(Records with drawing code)
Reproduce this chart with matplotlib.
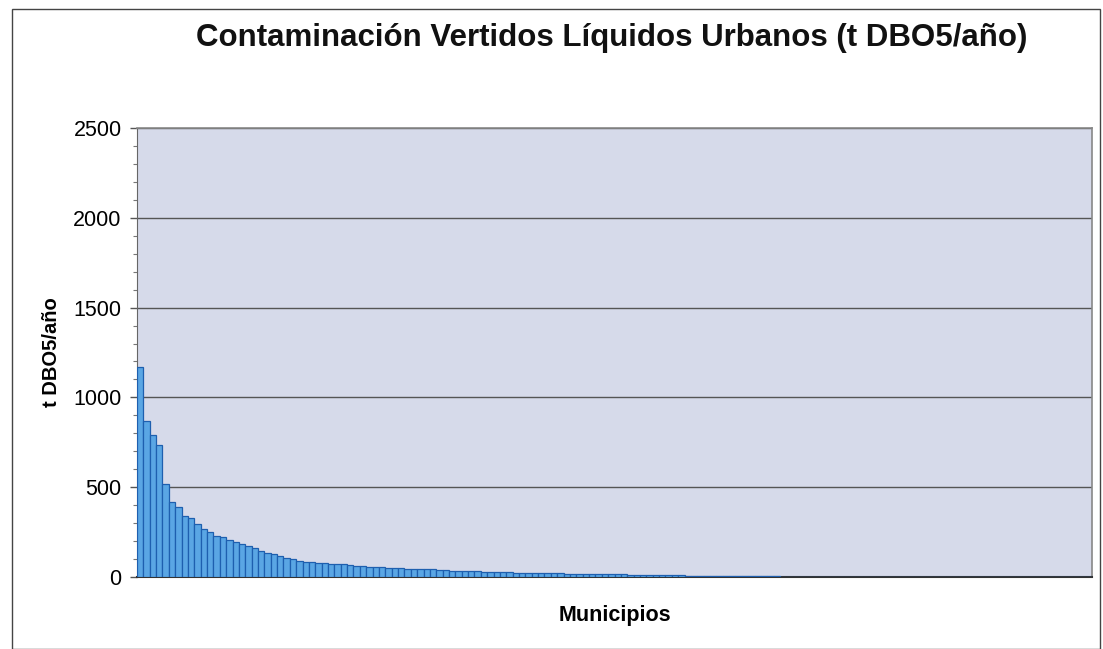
import matplotlib
matplotlib.use("Agg")
import matplotlib.pyplot as plt
from matplotlib.patches import Rectangle
from matplotlib.ticker import MultipleLocator

plt.rcParams['font.family'] = ['Liberation Sans', 'DejaVu Sans']

title = "Contaminación Vertidos Líquidos Urbanos (t DBO5/año)"
y_label = "t DBO5/año"
x_label = "Municipios"
y_ticks = [0, 500, 1000, 1500, 2000, 2500]

# t DBO5/año per municipality, sorted descending
valores = [
    1170, 870, 790, 735, 520, 418, 390, 340, 328, 295,
    267, 250, 228, 223, 206, 195, 184, 173, 160, 145,
    135, 128, 115, 105, 98, 90, 86, 82, 79, 77,
    74, 72, 70, 67, 64, 60, 58, 55, 53, 51,
    50, 49, 47, 46, 45, 44, 42, 40, 38, 36,
    34, 33, 32, 31, 30, 29, 28, 27, 26, 24,
    23, 22, 22, 21, 21, 20, 20, 19, 18, 18,
    17, 17, 16, 15, 15, 14, 14, 13, 13, 12,
    12, 11, 10, 10, 9, 9, 8, 8, 7.5, 7,
    6.5, 6, 5.5, 5, 5, 4.5, 4, 4, 3.5, 3,
    3, 2.5, 2.4, 2.3, 2.2, 2.1, 2.0, 2.0, 1.9, 1.8,
    1.8, 1.7, 1.6, 1.6, 1.5, 1.5, 1.4, 1.4, 1.3, 1.3,
    1.2, 1.2, 1.1, 1.1, 1.0, 1.0, 0.9, 0.9, 0.9, 0.8,
    0.8, 0.8, 0.7, 0.7, 0.7, 0.6, 0.6, 0.6, 0.5, 0.5,
    0.5, 0.5, 0.4, 0.4, 0.4, 0.4, 0.3, 0.3, 0.3, 0.3,
]

W, H = 1103, 649
fig = plt.figure(figsize=(W / 100, H / 100), dpi=100)
fig.patch.set_facecolor('white')

# outer frame of the chart object
fig.add_artist(Rectangle((12 / W, 0), (1100 - 12) / W, 1 - 9 / H,
                         transform=fig.transFigure, fill=False,
                         edgecolor='#444444', linewidth=1.0))

left, right, top, bottom = 137, 1092, 128, 577
ax = fig.add_axes([left / W, 1 - bottom / H, (right - left) / W, (bottom - top) / H])
ax.set_facecolor('#D6DAEA')

x = list(range(len(valores)))
ax.bar(x, valores, width=1.0, color='#5AA6E4', edgecolor='#1E5FAF',
       linewidth=0.9, zorder=3)

ax.set_xlim(-0.5, len(valores) - 0.5)
ax.set_ylim(0, 2500)
ax.set_yticks(y_ticks)
ax.set_yticklabels([str(t) for t in y_ticks], fontsize=15.5)
ax.yaxis.set_minor_locator(MultipleLocator(100))
ax.tick_params(axis='y', which='major', length=5, width=1, color='#555555', pad=6)
ax.tick_params(axis='y', which='minor', length=3, width=0.8, color='#777777')
ax.set_xticks([])
ax.grid(axis='y', which='major', color='#555555', linewidth=1.0, zorder=1)

for s in ['top', 'right']:
    ax.spines[s].set_color('#888888')
    ax.spines[s].set_linewidth(1.2)
ax.spines['left'].set_color('#666666')
ax.spines['bottom'].set_color('#333333')
ax.spines['bottom'].set_linewidth(1.5)

ax.set_ylabel(y_label, fontsize=14.5, fontweight='bold', labelpad=9)
ax.set_xlabel(x_label, fontsize=15.5, fontweight='bold', labelpad=20)

fig.text(612 / W, 1 - 38 / H, title, ha='center', va='center',
         fontsize=22.5, fontweight='bold', color='#111111')

fig.savefig('out.png', dpi=100)
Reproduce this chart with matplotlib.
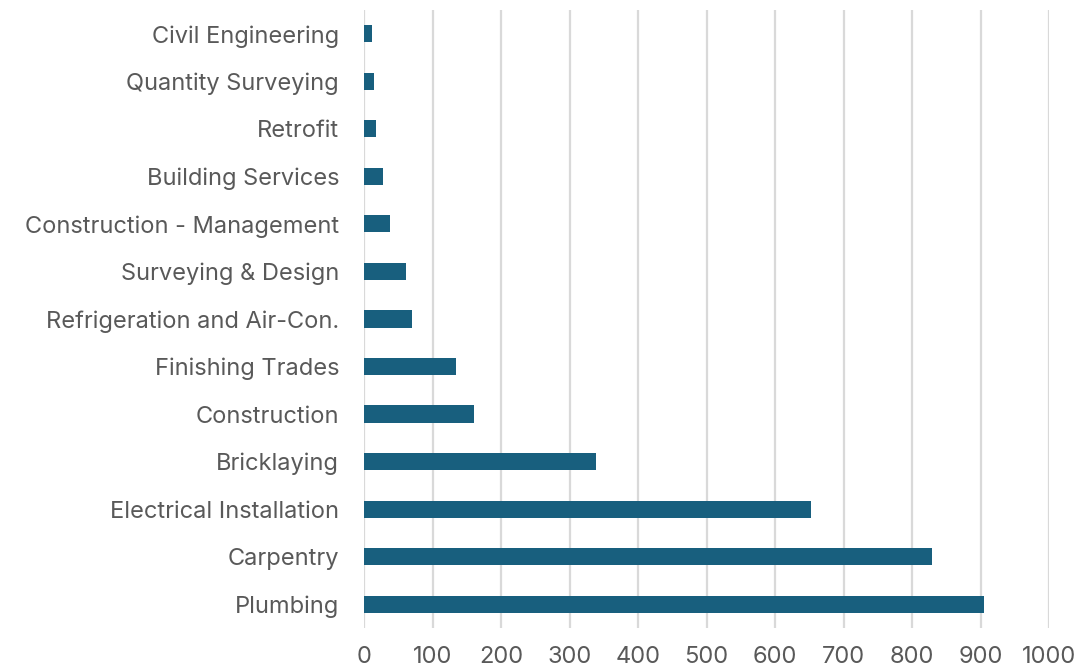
import matplotlib.pyplot as plt

categories = ["Plumbing", "Carpentry", "Electrical Installation", "Bricklaying",
              "Construction", "Finishing Trades", "Refrigeration and Air-Con.",
              "Surveying & Design", "Construction - Management", "Building Services",
              "Retrofit", "Quantity Surveying", "Civil Engineering"]
values = [905, 829, 653, 339, 161, 134, 70, 62, 38, 27, 18, 14, 11]
x_ticks = [0, 100, 200, 300, 400, 500, 600, 700, 800, 900, 1000]

plt.rcParams['font.family'] = ['Inter', 'DejaVu Sans']

fig = plt.figure(figsize=(10.77, 6.68), dpi=100)
ax = fig.add_axes([0.338, 0.06, 0.636, 0.925])

ax.barh(range(len(categories)), values, height=0.36, color="#185F7E",
        zorder=3)

ax.set_xlim(0, 1000)
ax.set_ylim(-0.5, len(categories) - 0.5)
ax.set_xticks(x_ticks)
ax.set_yticks(range(len(categories)))
ax.set_yticklabels(categories)
ax.grid(axis="x", color="#D9D9D9", linewidth=1.6, zorder=0)
ax.set_axisbelow(True)

for s in ax.spines.values():
    s.set_visible(False)
ax.tick_params(axis="both", length=0, labelsize=17, labelcolor="#595959")
ax.tick_params(axis="y", pad=18)
ax.tick_params(axis="x", pad=13)

fig.savefig("out.png", dpi=100)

### Instructions to follow
From the records above, pull out each line that has "matplotlib".

### Full output
Reproduce this chart with matplotlib.
import matplotlib
matplotlib.use("Agg")
import matplotlib.pyplot as plt
from matplotlib.patches import Rectangle
from matplotlib.ticker import MultipleLocator
Reproduce this chart with matplotlib.
import matplotlib.pyplot as plt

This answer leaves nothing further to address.